There is also a script “demo/demo_visualization.m”; you can easily obtain plots of the results following the steps below:
plotProbability
visualizes the probability of the calculated results (which is stored in dir_jointstation
in default), with options for whether to plot epicenters of target events (目標地震) and for specifying the date time to plot, as an example:
dir_prob = fullfile(dir_jointstation,'png','prob');
dates2plot = [datetime(2020,3,1):calmonths(6):datetime(2021,3,1)];
plotProbability(dir_jointstation,dir_catalog,dir_prob,...

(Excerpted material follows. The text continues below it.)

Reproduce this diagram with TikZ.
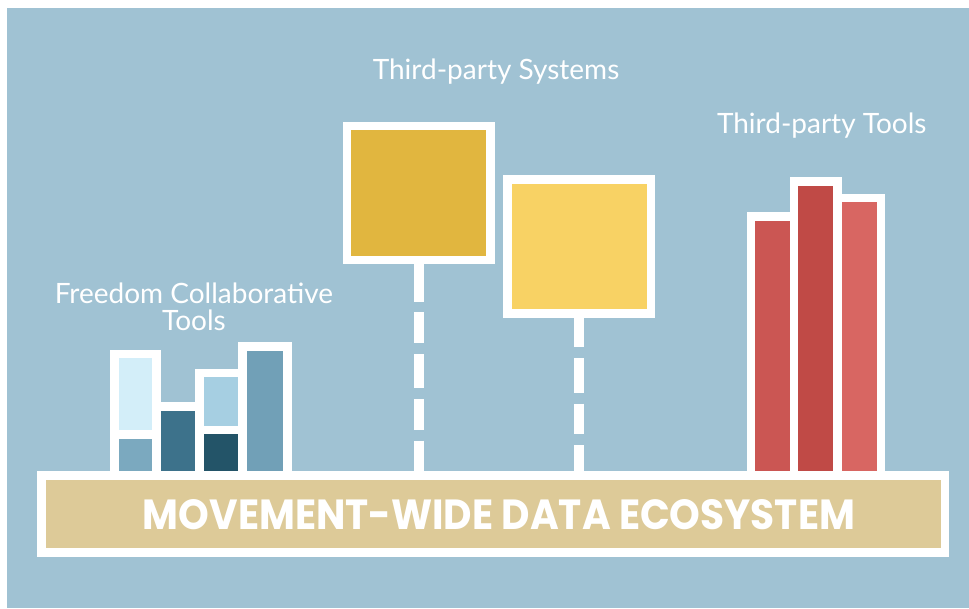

'TimeRange',dates2plot,'PlotEpicenter','all');
In this figure, the triangle denotes the location of station; circle(s) around each station denote the maximum and minimum range of detection ($R_C$) of the models that are responsible for calculating the TIPs; the filled color of the triangle denotes the ratio of valid models of the day; and hollow triangle denotes the station that cannot provide TIP for the day.
plotEQKTIP1
provides the 1-dimensional match diagram of a specific model.
dir_png = fullfile(dir_molchan,'png','EQKTIP');
plotEQKTIP1(dir_tsAIN,dir_molchan,dir_catalog,dir_png,...
'ForecastingPhase',calyears(1),'ShowTrainingPhase',1,'Rank',1,...
'ForceMagnitude',-0.5,'scatter',1);
In this figure, the match diagram of EQK and TIP defined by the model of first rank is demonstrated. The intervals of black color denotes the days where there is no data in $T_\text{obs}$ at all (i.e. this model is invalid at these time) and hence TIP cannot be calculated.